▶ Instruction:
Make an exact transcription of the material, leaving out all images.

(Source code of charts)
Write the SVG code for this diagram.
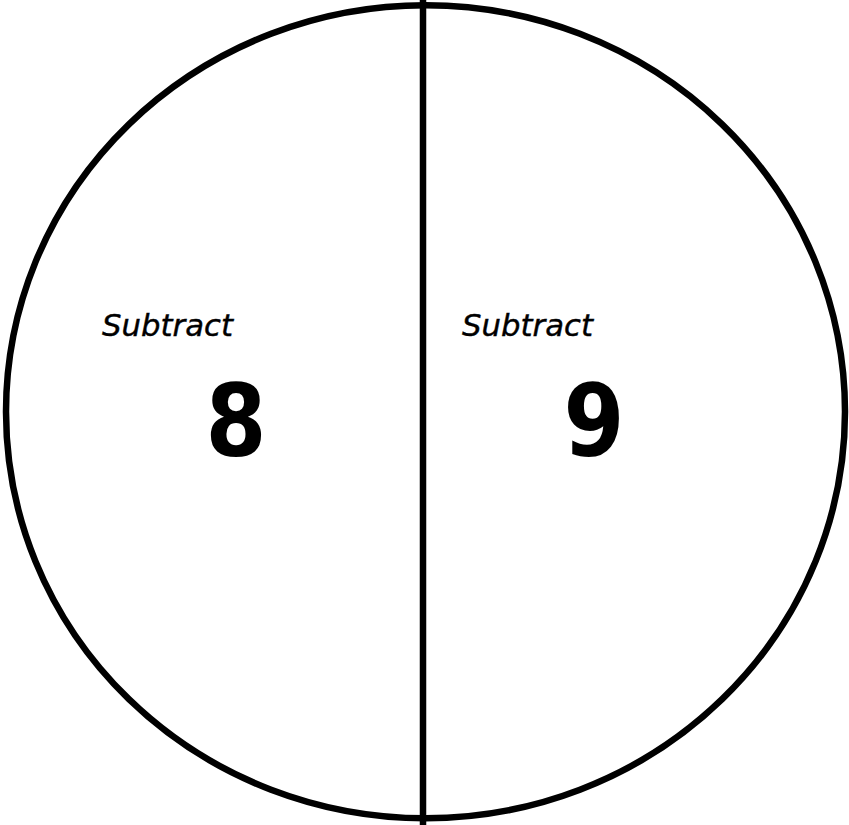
<svg xmlns="http://www.w3.org/2000/svg" width="849" height="825" viewBox="0 0 849 825">
  <style>
    .shape { fill: none; stroke: #000; stroke-width: 6.5; }
    .label { font-family: "DejaVu Sans", "Liberation Sans", sans-serif; font-style: italic; font-size: 30px; fill: #000; stroke: #000; stroke-width: 0.4; }
    .num { font-family: "DejaVu Sans", "Liberation Sans", sans-serif; font-weight: bold; font-size: 100px; fill: #000; text-anchor: middle; }
  </style>
  <rect width="849" height="825" fill="#fff"/>
  <g id="connectors">
    <ellipse class="shape" cx="425.5" cy="411.75" rx="419.5" ry="406.5"/>
    <line class="shape" x1="423" y1="0" x2="423" y2="825"/>
  </g>
  <g id="left-half">
    <text class="label" x="102" y="336" textLength="131" lengthAdjust="spacingAndGlyphs">Subtract</text>
    <text class="num" x="236" y="456" textLength="61" lengthAdjust="spacingAndGlyphs">8</text>
  </g>
  <g id="right-half">
    <text class="label" x="462" y="336" textLength="131" lengthAdjust="spacingAndGlyphs">Subtract</text>
    <text class="num" x="594" y="456" textLength="61" lengthAdjust="spacingAndGlyphs">9</text>
  </g>
</svg>
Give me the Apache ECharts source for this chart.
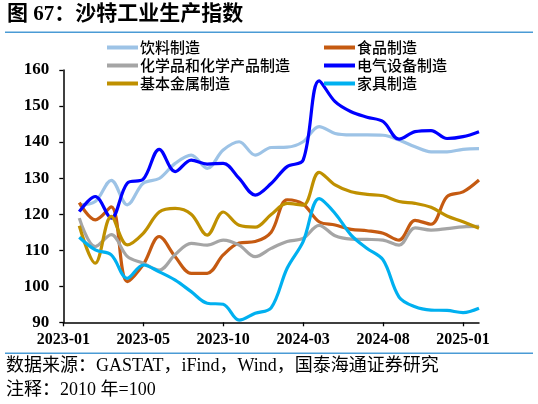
<!DOCTYPE html>
<html>
<head>
<meta charset="utf-8">
<script src="https://cdn.jsdelivr.net/npm/echarts@6/dist/echarts.min.js"></script>
<style>
html,body{margin:0;padding:0;background:#fff;}
#chart{width:538px;height:404px;}
</style>
</head>
<body>
<div id="chart"></div>
<script>
// Months of the data points (month index 1..26 on the x scale; index 0 is the axis origin)
const months = ['2023-01','2023-02','2023-03','2023-04','2023-05','2023-06','2023-07','2023-08','2023-09','2023-10','2023-11','2023-12',
  '2024-01','2024-02','2024-03','2024-04','2024-05','2024-06','2024-07','2024-08','2024-09','2024-10','2024-11','2024-12','2025-01','2025-02'];
// Tick labels shown every 5 months from the axis origin
const xTickLabels = ['2023-01','2023-05','2023-10','2024-03','2024-08','2025-01'];
const xTickValues = [0, 5, 10, 15, 20, 25];

const seriesNames = ['饮料制造','食品制造','化学品和化学产品制造','电气设备制造','基本金属制造','家具制造'];

const beverage = [122.6,123.5,129.4,122.6,128.6,129.9,134.1,136.4,132.7,137.8,140.1,136.4,138.5,138.6,140.1,144.3,142.4,142.0,142.0,141.9,140.6,138.7,137.3,137.3,138.0,138.2];
const food = [123.2,118.4,122.0,101.3,106.0,113.8,108.2,103.6,103.6,108.7,112.0,112.4,115.0,124.0,122.8,117.9,117.0,115.8,115.4,114.7,112.8,118.3,117.2,124.9,126.2,129.5];
const chemicals = [118.9,111.0,114.3,108.3,106.4,104.5,108.8,111.9,111.4,112.8,111.4,108.2,110.5,112.4,113.3,116.9,114.0,113.1,113.0,112.8,111.4,116.2,115.6,116.0,116.5,116.6];
const electrical = [120.7,124.9,118.9,128.6,129.7,138.0,131.8,135.0,133.9,134.1,129.9,125.3,128.5,133.2,135.0,157.0,151.2,148.4,146.9,145.7,140.8,142.9,143.2,141.0,141.5,142.9];
const basicMetals = [116.8,106.4,119.4,111.5,114.7,120.6,121.6,120.0,114.2,120.6,116.9,116.4,119.9,123.0,122.5,131.6,128.1,126.2,125.5,125.1,123.5,123.0,121.9,119.5,117.9,116.1];
const furniture = [113.6,110.1,108.7,102.2,105.9,104.0,101.7,98.5,95.3,95.0,90.6,92.5,94.0,105.0,112.4,124.3,120.2,114.2,110.5,107.3,97.0,94.3,93.4,93.3,92.7,93.9];

const seriesValues = [beverage, food, chemicals, electrical, basicMetals, furniture];
const colors = ['#9DC3E6','#C55A11','#A5A5A5','#0000FF','#BF9000','#00B0F0'];

const titleText = '图 67：沙特工业生产指数';
const sourceText = '数据来源：GASTAT，iFind，Wind，国泰海通证券研究';
const noteText = '注释：2010 年=100';

const chart = echarts.init(document.getElementById('chart'), null, {renderer:'canvas'});
const cjk = "'Liberation Serif','Noto Sans CJK SC'";
const legendIcon = 'path://M0 0H31V4H0Z';

const legendText = {fontSize: 15, lineHeight: 14, color: '#000', fontFamily: "'Noto Sans CJK SC'", fontWeight: 500, padding: [0,0,0,-3]};

const option = {
  animation: false,
  backgroundColor: '#fff',
  color: colors,
  grid: {left: 63.3, right: 59, top: 70, bottom: 81.7, containLabel: false},
  legend: [
    {
      orient: 'vertical', left: 102, top: 35, itemGap: 3, itemWidth: 31, itemHeight: 14,
      icon: legendIcon,
      data: [seriesNames[0], seriesNames[2], seriesNames[4]],
      textStyle: legendText
    },
    {
      orient: 'vertical', left: 319, top: 35, itemGap: 3, itemWidth: 31, itemHeight: 14,
      icon: legendIcon,
      data: [seriesNames[1], seriesNames[3], seriesNames[5]],
      textStyle: legendText
    }
  ],
  xAxis: {
    type: 'value', min: 0, max: 26,
    splitLine: {show: false},
    axisLine: {show: true, onZero: false, lineStyle: {color: '#000', width: 1.5}},
    axisTick: {show: true, inside: false, length: 4, customValues: xTickValues, lineStyle: {color: '#000', width: 1.3}},
    axisLabel: {
      customValues: xTickValues, margin: 10,
      formatter: v => xTickLabels[Math.round(v / 5)] || '',
      fontFamily: "'Liberation Serif'", fontWeight: 'bold', fontSize: 16, color: '#000'
    }
  },
  yAxis: {
    type: 'value', min: 90, max: 160, interval: 10,
    splitLine: {show: false},
    axisLine: {show: true, lineStyle: {color: '#000', width: 1.5}},
    axisTick: {show: true, inside: false, length: 4, lineStyle: {color: '#000', width: 1.3}},
    axisLabel: {margin: 14, fontFamily: "'Liberation Serif'", fontWeight: 'bold', fontSize: 17, color: '#000'}
  },
  series: seriesNames.map((name, k) => ({
    name: name,
    type: 'line',
    smooth: 0.35,
    symbol: 'none',
    clip: false,
    data: seriesValues[k].map((v, i) => [i + 1, v]),
    lineStyle: {width: 3.2, color: colors[k]},
    itemStyle: {color: colors[k]}
  })),
  graphic: [
    {type: 'text', left: 7, top: 4, style: {text: titleText, font: "bold 21px " + cjk, fill: '#000'}},
    {type: 'line', shape: {x1: 5, y1: 32.3, x2: 533, y2: 32.3}, style: {stroke: '#4A9BD5', lineWidth: 1.6}},
    {type: 'line', shape: {x1: 5, y1: 353.3, x2: 533, y2: 353.3}, style: {stroke: '#4A9BD5', lineWidth: 1.6}},
    {type: 'text', left: 6, top: 357, style: {text: sourceText, font: "18px " + cjk, fill: '#000'}},
    {type: 'text', left: 6, top: 381, style: {text: noteText, font: "18px " + cjk, fill: '#000'}}
  ]
};
chart.setOption(option);
</script>
</body>
</html>
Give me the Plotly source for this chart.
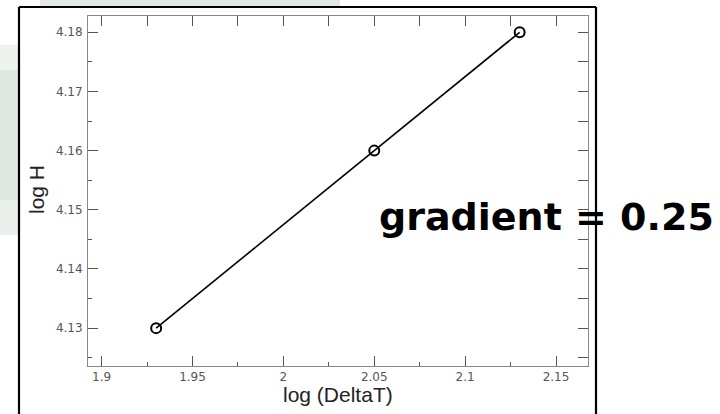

▶ Full output:
Write the SVG code for this diagram.
<svg xmlns="http://www.w3.org/2000/svg" width="849" height="825" viewBox="0 0 849 825">
  <style>
    .shape { fill: none; stroke: #000; stroke-width: 6.5; }
    .label { font-family: "DejaVu Sans", "Liberation Sans", sans-serif; font-style: italic; font-size: 30px; fill: #000; stroke: #000; stroke-width: 0.4; }
    .num { font-family: "DejaVu Sans", "Liberation Sans", sans-serif; font-weight: bold; font-size: 100px; fill: #000; text-anchor: middle; }
  </style>
  <rect width="849" height="825" fill="#fff"/>
  <g id="connectors">
    <ellipse class="shape" cx="425.5" cy="411.75" rx="419.5" ry="406.5"/>
    <line class="shape" x1="423" y1="0" x2="423" y2="825"/>
  </g>
  <g id="left-half">
    <text class="label" x="102" y="336" textLength="131" lengthAdjust="spacingAndGlyphs">Subtract</text>
    <text class="num" x="236" y="456" textLength="61" lengthAdjust="spacingAndGlyphs">8</text>
  </g>
  <g id="right-half">
    <text class="label" x="462" y="336" textLength="131" lengthAdjust="spacingAndGlyphs">Subtract</text>
    <text class="num" x="594" y="456" textLength="61" lengthAdjust="spacingAndGlyphs">9</text>
  </g>
</svg>
Give me the Apache ECharts source for this chart.
<!DOCTYPE html>
<html>
<head>
<meta charset="utf-8">
<script src="https://cdn.jsdelivr.net/npm/echarts@6/dist/echarts.min.js"></script>
<style>
html,body{margin:0;padding:0;background:#fff;}
#chart{width:538px;height:404px;}
</style>
</head>
<body>
<div id="chart"></div>
<script>
// Months of the data points (month index 1..26 on the x scale; index 0 is the axis origin)
const months = ['2023-01','2023-02','2023-03','2023-04','2023-05','2023-06','2023-07','2023-08','2023-09','2023-10','2023-11','2023-12',
  '2024-01','2024-02','2024-03','2024-04','2024-05','2024-06','2024-07','2024-08','2024-09','2024-10','2024-11','2024-12','2025-01','2025-02'];
// Tick labels shown every 5 months from the axis origin
const xTickLabels = ['2023-01','2023-05','2023-10','2024-03','2024-08','2025-01'];
const xTickValues = [0, 5, 10, 15, 20, 25];

const seriesNames = ['饮料制造','食品制造','化学品和化学产品制造','电气设备制造','基本金属制造','家具制造'];

const beverage = [122.6,123.5,129.4,122.6,128.6,129.9,134.1,136.4,132.7,137.8,140.1,136.4,138.5,138.6,140.1,144.3,142.4,142.0,142.0,141.9,140.6,138.7,137.3,137.3,138.0,138.2];
const food = [123.2,118.4,122.0,101.3,106.0,113.8,108.2,103.6,103.6,108.7,112.0,112.4,115.0,124.0,122.8,117.9,117.0,115.8,115.4,114.7,112.8,118.3,117.2,124.9,126.2,129.5];
const chemicals = [118.9,111.0,114.3,108.3,106.4,104.5,108.8,111.9,111.4,112.8,111.4,108.2,110.5,112.4,113.3,116.9,114.0,113.1,113.0,112.8,111.4,116.2,115.6,116.0,116.5,116.6];
const electrical = [120.7,124.9,118.9,128.6,129.7,138.0,131.8,135.0,133.9,134.1,129.9,125.3,128.5,133.2,135.0,157.0,151.2,148.4,146.9,145.7,140.8,142.9,143.2,141.0,141.5,142.9];
const basicMetals = [116.8,106.4,119.4,111.5,114.7,120.6,121.6,120.0,114.2,120.6,116.9,116.4,119.9,123.0,122.5,131.6,128.1,126.2,125.5,125.1,123.5,123.0,121.9,119.5,117.9,116.1];
const furniture = [113.6,110.1,108.7,102.2,105.9,104.0,101.7,98.5,95.3,95.0,90.6,92.5,94.0,105.0,112.4,124.3,120.2,114.2,110.5,107.3,97.0,94.3,93.4,93.3,92.7,93.9];

const seriesValues = [beverage, food, chemicals, electrical, basicMetals, furniture];
const colors = ['#9DC3E6','#C55A11','#A5A5A5','#0000FF','#BF9000','#00B0F0'];

const titleText = '图 67：沙特工业生产指数';
const sourceText = '数据来源：GASTAT，iFind，Wind，国泰海通证券研究';
const noteText = '注释：2010 年=100';

const chart = echarts.init(document.getElementById('chart'), null, {renderer:'canvas'});
const cjk = "'Liberation Serif','Noto Sans CJK SC'";
const legendIcon = 'path://M0 0H31V4H0Z';

const legendText = {fontSize: 15, lineHeight: 14, color: '#000', fontFamily: "'Noto Sans CJK SC'", fontWeight: 500, padding: [0,0,0,-3]};

const option = {
  animation: false,
  backgroundColor: '#fff',
  color: colors,
  grid: {left: 63.3, right: 59, top: 70, bottom: 81.7, containLabel: false},
  legend: [
    {
      orient: 'vertical', left: 102, top: 35, itemGap: 3, itemWidth: 31, itemHeight: 14,
      icon: legendIcon,
      data: [seriesNames[0], seriesNames[2], seriesNames[4]],
      textStyle: legendText
    },
    {
      orient: 'vertical', left: 319, top: 35, itemGap: 3, itemWidth: 31, itemHeight: 14,
      icon: legendIcon,
      data: [seriesNames[1], seriesNames[3], seriesNames[5]],
      textStyle: legendText
    }
  ],
  xAxis: {
    type: 'value', min: 0, max: 26,
    splitLine: {show: false},
    axisLine: {show: true, onZero: false, lineStyle: {color: '#000', width: 1.5}},
    axisTick: {show: true, inside: false, length: 4, customValues: xTickValues, lineStyle: {color: '#000', width: 1.3}},
    axisLabel: {
      customValues: xTickValues, margin: 10,
      formatter: v => xTickLabels[Math.round(v / 5)] || '',
      fontFamily: "'Liberation Serif'", fontWeight: 'bold', fontSize: 16, color: '#000'
    }
  },
  yAxis: {
    type: 'value', min: 90, max: 160, interval: 10,
    splitLine: {show: false},
    axisLine: {show: true, lineStyle: {color: '#000', width: 1.5}},
    axisTick: {show: true, inside: false, length: 4, lineStyle: {color: '#000', width: 1.3}},
    axisLabel: {margin: 14, fontFamily: "'Liberation Serif'", fontWeight: 'bold', fontSize: 17, color: '#000'}
  },
  series: seriesNames.map((name, k) => ({
    name: name,
    type: 'line',
    smooth: 0.35,
    symbol: 'none',
    clip: false,
    data: seriesValues[k].map((v, i) => [i + 1, v]),
    lineStyle: {width: 3.2, color: colors[k]},
    itemStyle: {color: colors[k]}
  })),
  graphic: [
    {type: 'text', left: 7, top: 4, style: {text: titleText, font: "bold 21px " + cjk, fill: '#000'}},
    {type: 'line', shape: {x1: 5, y1: 32.3, x2: 533, y2: 32.3}, style: {stroke: '#4A9BD5', lineWidth: 1.6}},
    {type: 'line', shape: {x1: 5, y1: 353.3, x2: 533, y2: 353.3}, style: {stroke: '#4A9BD5', lineWidth: 1.6}},
    {type: 'text', left: 6, top: 357, style: {text: sourceText, font: "18px " + cjk, fill: '#000'}},
    {type: 'text', left: 6, top: 381, style: {text: noteText, font: "18px " + cjk, fill: '#000'}}
  ]
};
chart.setOption(option);
</script>
</body>
</html>
Give me the Plotly source for this chart.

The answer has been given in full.